Peserta Mandiri Tak Mampu Bayar Iuran Diusulkan Masuk Skema Jamkesda
Direktur Utama Badan Penyelenggara Jaminan Sosial (BPJS) Kesehatan, Fachmi Idris menyatakan, peserta mandiri yang tak mampu lagi membayar iuran bulanan, diusulkan untuk masuk skema Jamkesda (Jaminan Kesehatan Daerah).
"Diharapkan tidak ada lagi peserta mandiri yang kesulitan saat berobat, karena iurannya sudah ditangani pemerintah daerah lewat Jamkesda," kata Fachmi dalam acara "Public Expose" 2016 di Jakarta, Rabu (13/4).
Fachmi menjelaskan, peserta mandiri yang bisa masuk dalam skema Jamkesda adalah mereka yang tidak masuk kelompok PPU (pekerja penerima upah). Kondisi ekonomi keluarga saat itu sedang memburuk, sehingga perlu dibantu sementara.
"Tapi ada konsekuensinya, jika kondisi keuangan membaik harus segera lapor. Mereka juga akan pengawasan dalam pengurusan pasport, surat izin mengemudi atau kartu tanda penduduk jika ternyata tidak memberi data yang benar," tutur Fachmi.
Dalam kesempatan itu, Fachmi Idris yang didampingi seluruh jajarannya membantah BPJS Kesehatan kesulitan uang dalam membayar klaim. Karena hingga akhir tahun lalu memiliki aset lancar berupa uang kas sebesar Rp 1,94 triliun.
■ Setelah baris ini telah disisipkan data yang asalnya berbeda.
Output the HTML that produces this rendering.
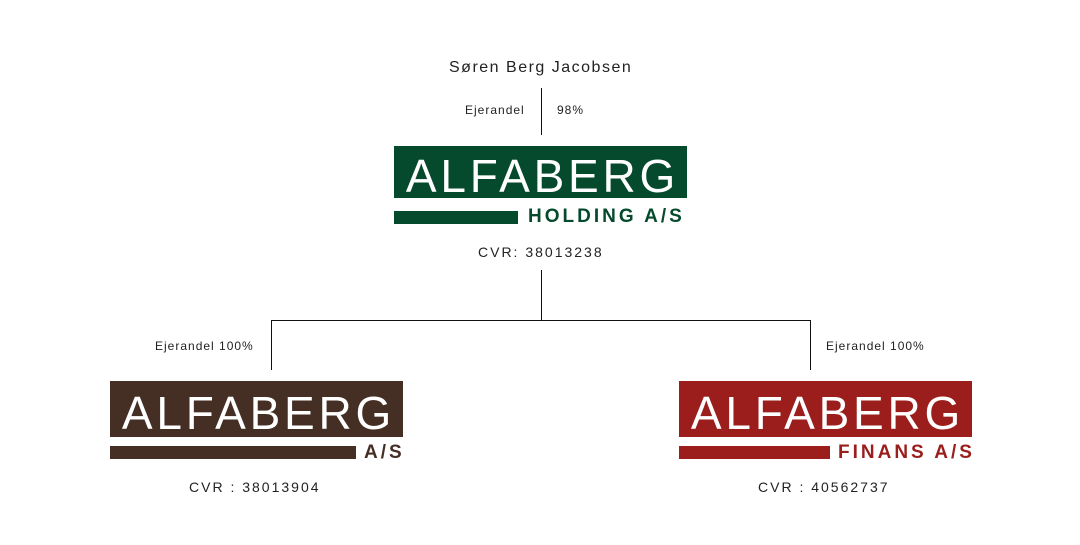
<!DOCTYPE html>
<html><head><meta charset="utf-8"><style>
body{margin:0;width:1080px;height:545px;background:#fff;position:relative;font-family:"Liberation Sans",sans-serif;overflow:hidden}
.a{position:absolute}
.t{position:absolute;color:#222;white-space:nowrap}
.box{position:absolute;width:293px;color:#fff;font-size:46px;letter-spacing:3.8px;text-align:center;line-height:1;box-sizing:border-box;padding-left:4px;overflow:hidden;white-space:nowrap}
.sub{position:absolute;font-weight:bold;font-size:19px;letter-spacing:3px;white-space:nowrap;line-height:1}
.ln{position:absolute;background:#111}
</style></head><body>
<div class="t" style="left:449px;top:59px;font-size:16px;letter-spacing:1.5px">Søren Berg Jacobsen</div>
<div class="ln" style="left:541px;top:88px;width:1px;height:47px"></div>
<div class="t" style="left:465px;top:103px;font-size:12px;letter-spacing:1px">Ejerandel</div>
<div class="t" style="left:557px;top:103px;font-size:12px;letter-spacing:1px">98%</div>

<div class="box" style="left:394px;top:146px;height:52px;background:#054a2d;padding-top:7px">ALFABERG</div>
<div class="a" style="left:394px;top:211px;width:124px;height:13px;background:#054a2d"></div>
<div class="sub" style="left:528px;top:207px;color:#054a2d">HOLDING A/S</div>
<div class="t" style="left:478px;top:244px;font-size:14px;letter-spacing:2px">CVR: 38013238</div>

<div class="ln" style="left:541px;top:270px;width:1px;height:50px"></div>
<div class="ln" style="left:271px;top:320px;width:540px;height:1px"></div>
<div class="ln" style="left:271px;top:320px;width:1px;height:50px"></div>
<div class="ln" style="left:810px;top:320px;width:1px;height:50px"></div>
<div class="t" style="left:155px;top:339px;font-size:12px;letter-spacing:1px">Ejerandel 100%</div>
<div class="t" style="left:826px;top:339px;font-size:12px;letter-spacing:1px">Ejerandel 100%</div>

<div class="box" style="left:110px;top:381px;height:56px;background:#452f25;padding-top:9px">ALFABERG</div>
<div class="a" style="left:110px;top:446px;width:246px;height:13px;background:#452f25"></div>
<div class="sub" style="left:364px;top:443px;color:#452f25">A/S</div>
<div class="t" style="left:189px;top:479px;font-size:14px;letter-spacing:2px">CVR : 38013904</div>

<div class="box" style="left:679px;top:381px;height:56px;background:#9b1e1c;padding-top:9px">ALFABERG</div>
<div class="a" style="left:679px;top:446px;width:151px;height:13px;background:#9b1e1c"></div>
<div class="sub" style="left:838px;top:443px;color:#9b1e1c">FINANS A/S</div>
<div class="t" style="left:758px;top:479px;font-size:14px;letter-spacing:2px">CVR : 40562737</div>
</body></html>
Selama ini, BPJS Kesehatan memang mencatatkan angka missmacth. Missmatch di sini timbul akibat tingginya pembayaran klaim, sementara tidak diimbangi dengan iuran yang masuk.
Proyeksi dari RKAP (Rancangan Kerja Anggaran Perusahaan) 2016, BPJS Kesehatan masih defisit sebesar Rp 9,25 triliun. BPJS Kesehatan akan menaikkan iuran sehingga ada potensi tambahan Rp 2,19 triliun. Sehingga masih ada potensi defisit sekitar Rp 7,06 triliun di tahun ini.
"Jadi tidak benar kami BPJS Kesehatan nggak punya uang buat bayar klaim dari rumah sakit. Buktinya kita punya kas tahun lalu setelah audit sebesar Rp 1,94 triliun," katanya.
Fahmi menjelaskan, dana kas sebesar itu berasal dari sisa penerimaan setelah dipotong manfaat atau klaim sebesar Rp57,80 triliun.
Sementara penerimaan berasal iuran premi sebesar Rp52,78 triliun, penerimaan dari suntikan negara lewat Penanaman Modal Negara (PMN) yang cair pada September 2015 sebesar Rp 5 triliun, serta hasil dana kelola investasi BPJS Kesehatan sebesar Rp 1,67 triliun.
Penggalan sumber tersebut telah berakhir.